I also don't use the stories of survivors to further my political or religious agendas.  We have members tell their stories to let other members' know they are welcome, and can receive help here.  That's it.  I don't use survivors' stories to make one dollar for myself, nor to further my religious or other beliefs.  I don't use it to advance my career.  I don't use it to advance my notoriety (I am not plastering photos of me all over the internet).  So I say what I say and do what I do for the purposes of our 12th step, and our traditions - period.

These people have chased our members offline.  Just a few weeks ago, a survivor told me a story of being "wound up" to come attack me.  She attacked me and I blocked her.  Only she is not stupid.  She said I did exactly what she would have done in my shoes - and it got her attention.  She doubled back to talk to me some more.  She explained someone had "wound" her up at me and what happened. We talked.  She wanted to come to a meeting.  I had to warn her like I've been warning others - don't say anything about knowing me even online or they will lash out at you.

If you read my "letter to Barbara Amaya" that's exactly what they did do according to her.  She says she got the phone call "warning" her that I "attack other survivors".  Oh course leaving off that conversation that I attacked Samoly Mam for being a fake survivor before she was exposed.  THAT'S what I attacked.  When she refused to "defriend" me - she got blocked, shunned, shut out.

This survivor is the one who got attacked.  For what?   Talking to me?  She's a newcomer to recovery.
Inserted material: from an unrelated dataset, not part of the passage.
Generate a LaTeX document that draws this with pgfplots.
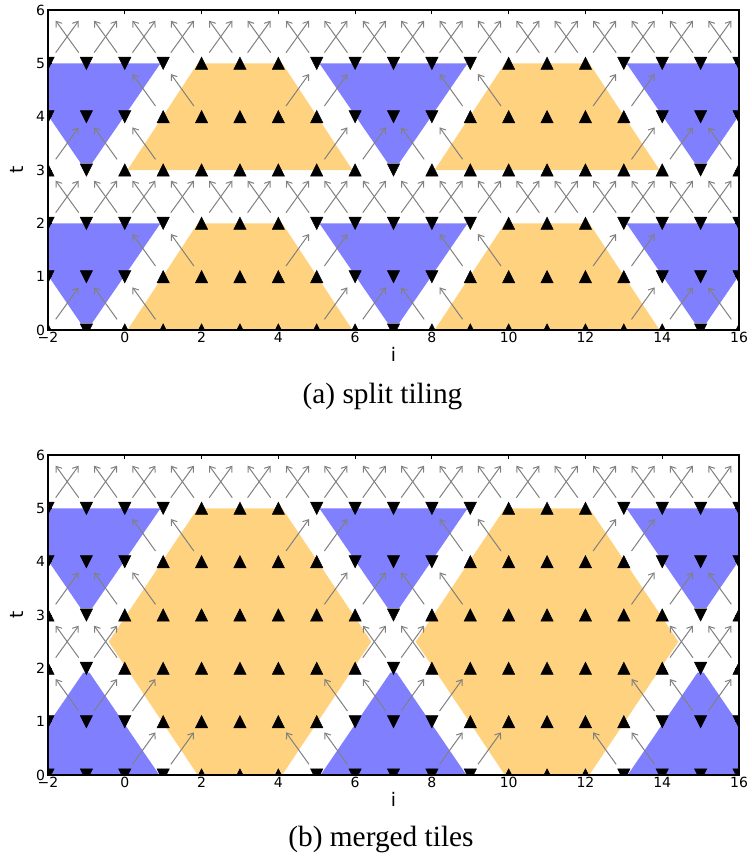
\documentclass[border=0pt]{standalone}
\usepackage{pgfplots}
\pgfplotsset{compat=1.18}
\usepackage{pgfplotstable}
\usepackage{fontspec}
\setmainfont{Liberation Serif}
\newfontfamily\dejavu{DejaVu Sans}
\usetikzlibrary{arrows.meta}
\definecolor{tileblue}{RGB}{128,128,255}
\definecolor{tileorange}{RGB}{255,210,127}
\definecolor{arrowgray}{RGB}{128,128,128}

\pgfdeclareplotmark{mtriup}{%
  \pgfpathmoveto{\pgfpoint{0pt}{\pgfplotmarksize}}%
  \pgfpathlineto{\pgfpoint{-\pgfplotmarksize}{-\pgfplotmarksize}}%
  \pgfpathlineto{\pgfpoint{\pgfplotmarksize}{-\pgfplotmarksize}}%
  \pgfpathclose\pgfusepathqfillstroke}
\pgfdeclareplotmark{mtridown}{%
  \pgfpathmoveto{\pgfpoint{0pt}{-\pgfplotmarksize}}%
  \pgfpathlineto{\pgfpoint{-\pgfplotmarksize}{\pgfplotmarksize}}%
  \pgfpathlineto{\pgfpoint{\pgfplotmarksize}{\pgfplotmarksize}}%
  \pgfpathclose\pgfusepathqfillstroke}

% arrows: start lattice point (i,t); up-right means to (i+1,t+1), up-left to (i-1,t+1)
\pgfplotstableread{
i t
-2 0
5 0
6 0
13 0
14 0
4 1
5 1
12 1
13 1
-2 2
-1 2
0 2
1 2
2 2
3 2
4 2
5 2
6 2
7 2
8 2
9 2
10 2
11 2
12 2
13 2
14 2
15 2
-2 3
5 3
6 3
13 3
14 3
4 4
5 4
12 4
13 4
-2 5
-1 5
0 5
1 5
2 5
3 5
4 5
5 5
6 5
7 5
8 5
9 5
10 5
11 5
12 5
13 5
14 5
15 5
}\topright
\pgfplotstableread{
i t
0 0
1 0
8 0
9 0
16 0
1 1
2 1
9 1
10 1
-1 2
0 2
1 2
2 2
3 2
4 2
5 2
6 2
7 2
8 2
9 2
10 2
11 2
12 2
13 2
14 2
15 2
16 2
0 3
1 3
8 3
9 3
16 3
1 4
2 4
9 4
10 4
-1 5
0 5
1 5
2 5
3 5
4 5
5 5
6 5
7 5
8 5
9 5
10 5
11 5
12 5
13 5
14 5
15 5
16 5
}\topleft
\pgfplotstableread{
i t
0 0
1 0
8 0
9 0
-1 1
0 1
7 1
8 1
15 1
-2 2
-1 2
6 2
7 2
14 2
15 2
-2 3
5 3
6 3
13 3
14 3
4 4
5 4
12 4
13 4
-2 5
-1 5
0 5
1 5
2 5
3 5
4 5
5 5
6 5
7 5
8 5
9 5
10 5
11 5
12 5
13 5
14 5
15 5
}\botright
\pgfplotstableread{
i t
5 0
6 0
13 0
14 0
-1 1
6 1
7 1
14 1
15 1
-1 2
0 2
7 2
8 2
15 2
16 2
0 3
1 3
8 3
9 3
16 3
1 4
2 4
9 4
10 4
-1 5
0 5
1 5
2 5
3 5
4 5
5 5
6 5
7 5
8 5
9 5
10 5
11 5
12 5
13 5
14 5
15 5
16 5
}\botleft

\pgfplotsset{
  tilestyle/.style={
    width=518.25pt, height=240pt, scale only axis,
    xmin=-2, xmax=16, ymin=0, ymax=6,
    xtick={-2,0,...,16},
    xticklabels={−2,0,2,4,6,8,10,12,14,16},
    ytick={0,1,...,6},
    yticklabels={0,1,2,3,4,5,6},
    tick align=inside,
    major tick length=3pt,
    axis line style={line width=0.8pt},
    every tick/.style={black, line width=0.6pt},
    xticklabel style={font=\dejavu\fontsize{10.5}{12}\selectfont, inner sep=1.5pt},
    yticklabel style={font=\dejavu\fontsize{10.5}{12}\selectfont, inner sep=2pt},
    label style={font=\dejavu\fontsize{14}{16}\selectfont},
    xlabel={i}, ylabel={t},
    xlabel style={at={(axis description cs:0.5,-0.075)}, anchor=center},
    ylabel style={at={(axis description cs:-0.045,0.5)}, anchor=center},
    clip marker paths=true,
    axis on top,
  },
  arrowsR/.style={arrowgray, line width=0.75pt, -{Straight Barb[length=3.8pt,width=5.5pt]},
    quiver={u=0.6, v=0.6}},
  arrowsL/.style={arrowgray, line width=0.75pt, -{Straight Barb[length=3.8pt,width=5.5pt]},
    quiver={u=-0.6, v=0.6}},
  markdown/.style={only marks, mark=mtridown, mark size=4.6pt, black, line width=0.4pt},
  markup/.style={only marks, mark=mtriup, mark size=4.6pt, black, line width=0.4pt},
}

\begin{document}
\begin{tikzpicture}
\useasboundingbox (-36pt,7.5pt) rectangle (527.25pt,-635.25pt);

% ---------------- (a) split tiling ----------------
\begin{axis}[tilestyle, at={(0pt,0pt)}, anchor=north west]
% blue tiles
\addplot[fill=tileblue, draw=none] coordinates {(-2.93,2)(0.93,2)(-0.85,0.13)(-1.15,0.13)} -- cycle;
\addplot[fill=tileblue, draw=none] coordinates {(5.07,2)(8.93,2)(7.15,0.13)(6.85,0.13)} -- cycle;
\addplot[fill=tileblue, draw=none] coordinates {(13.07,2)(16.93,2)(15.15,0.13)(14.85,0.13)} -- cycle;
\addplot[fill=tileblue, draw=none] coordinates {(-2.93,5)(0.93,5)(-0.85,3.13)(-1.15,3.13)} -- cycle;
\addplot[fill=tileblue, draw=none] coordinates {(5.07,5)(8.93,5)(7.15,3.13)(6.85,3.13)} -- cycle;
\addplot[fill=tileblue, draw=none] coordinates {(13.07,5)(16.93,5)(15.15,3.13)(14.85,3.13)} -- cycle;
% orange tiles
\addplot[fill=tileorange, draw=none] coordinates {(0.07,0)(5.93,0)(4.1,2)(1.9,2)} -- cycle;
\addplot[fill=tileorange, draw=none] coordinates {(8.07,0)(13.93,0)(12.1,2)(9.9,2)} -- cycle;
\addplot[fill=tileorange, draw=none] coordinates {(0.07,3)(5.93,3)(4.1,5)(1.9,5)} -- cycle;
\addplot[fill=tileorange, draw=none] coordinates {(8.07,3)(13.93,3)(12.1,5)(9.9,5)} -- cycle;
% dependency arrows
\addplot[arrowsR] table[x expr=\thisrow{i}+0.2, y expr=\thisrow{t}+0.2] {\topright};
\addplot[arrowsL] table[x expr=\thisrow{i}-0.2, y expr=\thisrow{t}+0.2] {\topleft};
% points
\addplot[markdown] coordinates {
(-1,0)(7,0)(15,0)
(-2,1)(-1,1)(0,1)(6,1)(7,1)(8,1)(14,1)(15,1)(16,1)
(-2,2)(-1,2)(0,2)(1,2)(5,2)(6,2)(7,2)(8,2)(9,2)(13,2)(14,2)(15,2)(16,2)
(-1,3)(7,3)(15,3)
(-2,4)(-1,4)(0,4)(6,4)(7,4)(8,4)(14,4)(15,4)(16,4)
(-2,5)(-1,5)(0,5)(1,5)(5,5)(6,5)(7,5)(8,5)(9,5)(13,5)(14,5)(15,5)(16,5)};
\addplot[markup] coordinates {
(-2,0)(0,0)(1,0)(2,0)(3,0)(4,0)(5,0)(6,0)(8,0)(9,0)(10,0)(11,0)(12,0)(13,0)(14,0)(16,0)
(1,1)(2,1)(3,1)(4,1)(5,1)(9,1)(10,1)(11,1)(12,1)(13,1)
(2,2)(3,2)(4,2)(10,2)(11,2)(12,2)
(-2,3)(0,3)(1,3)(2,3)(3,3)(4,3)(5,3)(6,3)(8,3)(9,3)(10,3)(11,3)(12,3)(13,3)(14,3)(16,3)
(1,4)(2,4)(3,4)(4,4)(5,4)(9,4)(10,4)(11,4)(12,4)(13,4)
(2,5)(3,5)(4,5)(10,5)(11,5)(12,5)};
\end{axis}
\node[font=\fontsize{22}{26}\selectfont, anchor=base] at (250.9pt,-294.75pt) {(a) split tiling};

% ---------------- (b) merged tiles ----------------
\begin{axis}[tilestyle, at={(0pt,-333.75pt)}, anchor=north west]
% blue tiles (lower, pointing up)
\addplot[fill=tileblue, draw=none] coordinates {(-2.9,0)(0.9,0)(-0.92,1.92)(-1.08,1.92)} -- cycle;
\addplot[fill=tileblue, draw=none] coordinates {(5.1,0)(8.9,0)(7.08,1.92)(6.92,1.92)} -- cycle;
\addplot[fill=tileblue, draw=none] coordinates {(13.1,0)(16.9,0)(15.08,1.92)(14.92,1.92)} -- cycle;
% blue tiles (upper, pointing down)
\addplot[fill=tileblue, draw=none] coordinates {(-2.93,5)(0.93,5)(-0.85,3.13)(-1.15,3.13)} -- cycle;
\addplot[fill=tileblue, draw=none] coordinates {(5.07,5)(8.93,5)(7.15,3.13)(6.85,3.13)} -- cycle;
\addplot[fill=tileblue, draw=none] coordinates {(13.07,5)(16.93,5)(15.15,3.13)(14.85,3.13)} -- cycle;
% orange merged tiles
\addplot[fill=tileorange, draw=none] coordinates {(1.9,0)(4.1,0)(6.42,2.5)(4.1,5)(1.9,5)(-0.42,2.5)} -- cycle;
\addplot[fill=tileorange, draw=none] coordinates {(9.9,0)(12.1,0)(14.42,2.5)(12.1,5)(9.9,5)(7.58,2.5)} -- cycle;
% dependency arrows
\addplot[arrowsR] table[x expr=\thisrow{i}+0.2, y expr=\thisrow{t}+0.2] {\botright};
\addplot[arrowsL] table[x expr=\thisrow{i}-0.2, y expr=\thisrow{t}+0.2] {\botleft};
% points
\addplot[markdown] coordinates {
(-2,0)(-1,0)(0,0)(1,0)(5,0)(6,0)(7,0)(8,0)(9,0)(13,0)(14,0)(15,0)(16,0)
(-2,1)(-1,1)(0,1)(6,1)(7,1)(8,1)(14,1)(15,1)(16,1)
(-1,2)(7,2)(15,2)
(-1,3)(7,3)(15,3)
(-2,4)(-1,4)(0,4)(6,4)(7,4)(8,4)(14,4)(15,4)(16,4)
(-2,5)(-1,5)(0,5)(1,5)(5,5)(6,5)(7,5)(8,5)(9,5)(13,5)(14,5)(15,5)(16,5)};
\addplot[markup] coordinates {
(2,0)(3,0)(4,0)(10,0)(11,0)(12,0)
(1,1)(2,1)(3,1)(4,1)(5,1)(9,1)(10,1)(11,1)(12,1)(13,1)
(-2,2)(0,2)(1,2)(2,2)(3,2)(4,2)(5,2)(6,2)(8,2)(9,2)(10,2)(11,2)(12,2)(13,2)(14,2)(16,2)
(-2,3)(0,3)(1,3)(2,3)(3,3)(4,3)(5,3)(6,3)(8,3)(9,3)(10,3)(11,3)(12,3)(13,3)(14,3)(16,3)
(1,4)(2,4)(3,4)(4,4)(5,4)(9,4)(10,4)(11,4)(12,4)(13,4)
(2,5)(3,5)(4,5)(10,5)(11,5)(12,5)};
\end{axis}
\node[font=\fontsize{22}{26}\selectfont, anchor=base] at (249.75pt,-627pt) {(b) merged tiles};
\end{tikzpicture}
\end{document}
Four months sober.  She's in no condition to be waging any war.  I want her to focus on her recovery only.  So I've asked her to please stop saying anything about me.  But she continues - God bless her heart.  Why?  Out of all these groups, advocates, fund raisers, campaigners, outreachers, etc. - the only one who is talking to her when she's having a bad day, or a lot of flashbacks, or is scared - is me.
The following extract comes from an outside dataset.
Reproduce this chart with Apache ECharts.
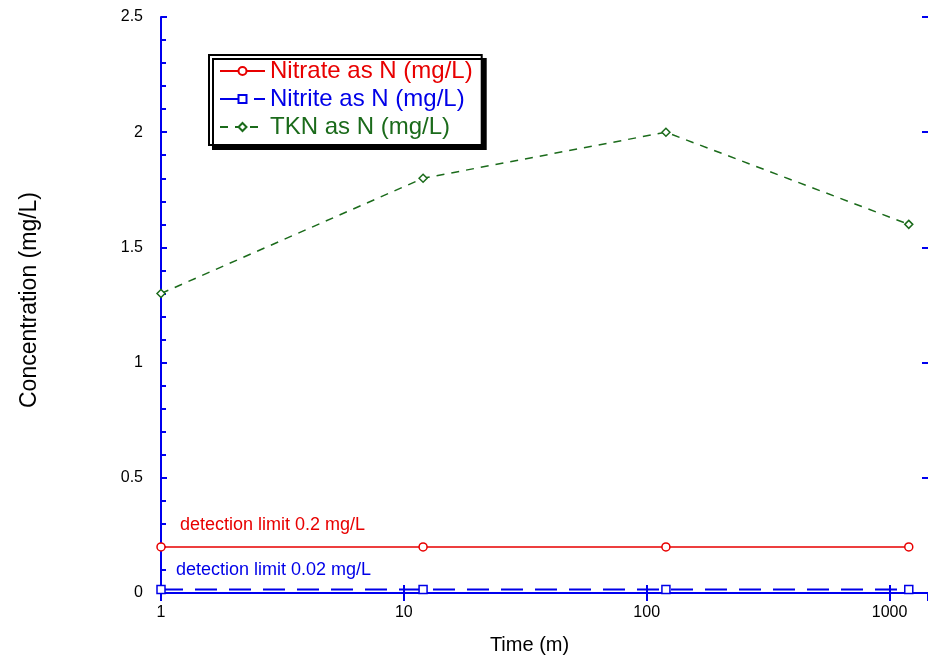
<!DOCTYPE html>
<html lang="en">
  <head>
    <meta charset="UTF-8" />
    <title>Nitrogen concentration vs time</title>
    <script src="https://cdn.jsdelivr.net/npm/echarts@6/dist/echarts.min.js"></script>
    <style>
      html, body { margin: 0; padding: 0; background: #fff; }
      #main { width: 928px; height: 662px; }
    </style>
  </head>
  <body>
    <div id="main"></div>

    <script>
      // data
      var times = [1, 12, 120, 1200];
      var nitrate = [0.2, 0.2, 0.2, 0.2];
      var nitrite = [0.015, 0.015, 0.015, 0.015];
      var tkn = [1.3, 1.8, 2.0, 1.6];
      var seriesNames = ["Nitrate as N (mg/L)", "Nitrite as N (mg/L)", "TKN as N (mg/L)"];

      var RED = "#e80000";
      var BLUE = "#0000e8";
      var GREEN = "#1b6b1b";
      var AXIS = "#0000ee";
      var FONT = "Liberation Sans, Arial, sans-serif";

      function pairs(ys) {
        return times.map((t, i) => [t, ys[i]]);
      }

      var chart = echarts.init(document.getElementById("main"));

      var xBase = {
        type: "log",
        logBase: 10,
        min: 1,
        max: 1440,
        axisLine: { lineStyle: { color: AXIS, width: 2 } },
        axisTick: { inside: true, length: 8, lineStyle: { color: AXIS, width: 2 } },
        splitLine: { show: false },
      };
      var yBase = {
        type: "value",
        min: 0,
        max: 2.5,
        interval: 0.5,
        axisLine: { show: true, lineStyle: { color: AXIS, width: 2 } },
        axisTick: { show: true, inside: true, length: 6, lineStyle: { color: AXIS, width: 2 } },
        splitLine: { show: false },
      };

      var option = {
        animation: false,
        backgroundColor: "#fff",
        textStyle: { fontFamily: FONT },
        grid: { left: 161, top: 17, width: 770, height: 576 },
        legend: {
          orient: "vertical",
          left: 209,
          top: 55,
          padding: [4, 9, 6, 10],
          itemWidth: 45,
          itemHeight: 10,
          itemGap: 4,
          backgroundColor: "#fff",
          borderColor: "#000",
          borderWidth: 2,
          shadowColor: "#000",
          shadowBlur: 0,
          shadowOffsetX: 4,
          shadowOffsetY: 4,
          textStyle: { fontSize: 24, lineHeight: 22, fontFamily: FONT },
          data: [
            { name: seriesNames[0], textStyle: { color: RED } },
            { name: seriesNames[1], textStyle: { color: BLUE } },
            { name: seriesNames[2], textStyle: { color: GREEN } },
          ],
        },
        xAxis: [
          Object.assign({}, xBase, {
            position: "bottom",
            name: "Time (m)",
            nameLocation: "middle",
            nameGap: 42,
            nameTextStyle: { fontSize: 20, color: "#000", padding: [0, 30, 0, 0] },
            axisLabel: {
              color: "#000",
              fontSize: 16,
              margin: 12,
              showMaxLabel: false,
              formatter: (v) => String(Math.round(v)),
            },
          }),
          Object.assign({}, xBase, {
            position: "top",
            axisLabel: { show: false },
          }),
        ],
        yAxis: [
          Object.assign({}, yBase, {
            position: "left",
            name: "Concentration (mg/L)",
            nameLocation: "middle",
            nameGap: 120,
            nameTextStyle: { fontSize: 23, color: "#000", padding: [0, 0, 0, 10] },
            minorTick: { show: true, splitNumber: 5, length: 5, lineStyle: { color: AXIS, width: 2 } },
            axisLabel: { color: "#000", fontSize: 16, margin: 18 },
          }),
          Object.assign({}, yBase, {
            position: "right",
            axisLine: { show: false },
            axisLabel: { show: false },
          }),
        ],
        graphic: [
          {
            type: "text",
            left: 180,
            top: 516,
            style: { text: "detection limit 0.2 mg/L", fill: RED, font: "18px " + FONT },
          },
          {
            type: "text",
            left: 176,
            top: 561,
            style: { text: "detection limit 0.02 mg/L", fill: BLUE, font: "18px " + FONT },
          },
        ],
        series: [
          {
            name: seriesNames[0],
            type: "line",
            data: pairs(nitrate),
            color: RED,
            symbol: "circle",
            symbolSize: 8,
            itemStyle: { color: "#fff", borderColor: RED, borderWidth: 1.5 },
            lineStyle: { color: RED, width: 1.5 },
            z: 3,
          },
          {
            name: seriesNames[1],
            type: "line",
            data: pairs(nitrite),
            color: BLUE,
            symbol: "rect",
            symbolSize: 8,
            itemStyle: { color: "#fff", borderColor: BLUE, borderWidth: 1.5 },
            lineStyle: { color: BLUE, width: 2, type: [22, 12] },
            z: 3,
          },
          {
            name: seriesNames[2],
            type: "line",
            data: pairs(tkn),
            color: GREEN,
            symbol: "diamond",
            symbolSize: 8,
            itemStyle: { color: "#fff", borderColor: GREEN, borderWidth: 1.5 },
            lineStyle: { color: GREEN, width: 1.5, type: [8, 7] },
            z: 3,
          },
        ],
      };

      chart.setOption(option);
    </script>
  </body>
</html>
Once again they're out doing all their noise making - while I'm doing the work.  The work of putting these victims back together again.  So what do I do now?  What do I do about the fact for the last two years now - anyone who mentions our name, or my name, online becomes the target of attacks, threats, stalking, shunning, etc.  Barbara Amaya at the Washington Post could have really helped her career as a budding journalist.  But now she's shunned and shut out for the crime of talking to Jody when she's having a bad day.  When people connected to her traffickers show up at her job where she has to wait on them with a smile, while her knees are quivering, and not flip out.  For that - she's abandoned by all these people in power.

God doesn't literally "talk" through the TV - but I do believe in synchronicity.  As I turned to my daughter and said "what do I do about this?" - I look up on the TV and the kids during the civil rights revolution were given lessons in "love war".  How to win a war through love.  I saw them being attacked at a diner - and no matter what was said or done - they did not respond.  They didn't defend themselves.

Key words.  Because this is a pattern I'm seeing very clearly.  These people come and attack me - like this newcomer.  What did I do?  I defended myself.  I blocked her.  I lashed out at her in defense.  I did not "show love".

Now in this survivor's case she said it was her anger that made her realize I'm "for real'.  Real survivors are angry.  In fact, we're mad as hell.  But I'm more than a "survivor".  I'm the founder of this movement and the one in charge of SWA.  So I have to chart our course.  I know this game - they attack, I defend, and they're trying to build a 5150 case against me where I'm going to wind up like Sandra Bland.  That's what happened to her when she fought.  What's going to happen to the cops? Not a damn thing.

I know Christ taught to "turn the other cheek" and "love thy enemies" so this doesn't counter with my religious beliefs either.  So "love" it is.